I have a personality flaw. I don’t know what to call it, but it causes me to just sort of drift away from people. I was never a social butterfly but at a few points in my life I had nice circles of girlfriends. In grade school they were Dana and Pina and Dawn and Giovanna. In high school they were (in various collections at various times) Jennifer and Marianne and Roe and Raffaella and Cyndi and Leanne and Alanna. As adults Roe and Alanna were in my wedding. (I wish I could find Cyndi and Raffaella on Facebook)
As time has gone on we’ve all drifted apart for various reasons and now some are just names on Christmas cards and others are just names on my Facebook wall. When I got sick last year they came out of the woodwork to love and support me. I’m so grateful for their kindness and support and so sorry I didn’t work harder to maintain my friendships.

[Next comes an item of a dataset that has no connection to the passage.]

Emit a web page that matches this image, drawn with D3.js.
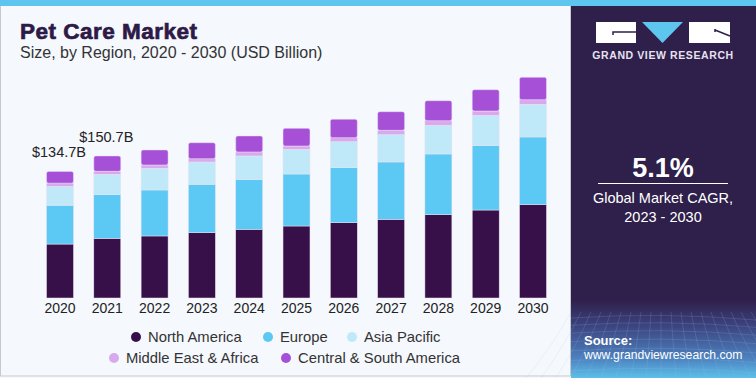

I’m currently watching someone I love go through trying to make amends and reconnect with a life-long friend. The front row view to her sadness and regret inspired me to write a love letter to my girlfriends tonight. I took my own advice, I said thank you, I love you, and I’m sorry. I also told them how grateful I am that in my moment of need they ran toward me as opposed to away from me. I really am blessed to know and love some amazing people; friends and family.
If there’s someone out there that you miss or just want to say hi to maybe send them an e-mail or friend them on Facebook or go all out and make a phone call. Because there really is no better feeling than hearing from an old (or new) friend.
Thanks for stopping by every to read and comment. I love you all.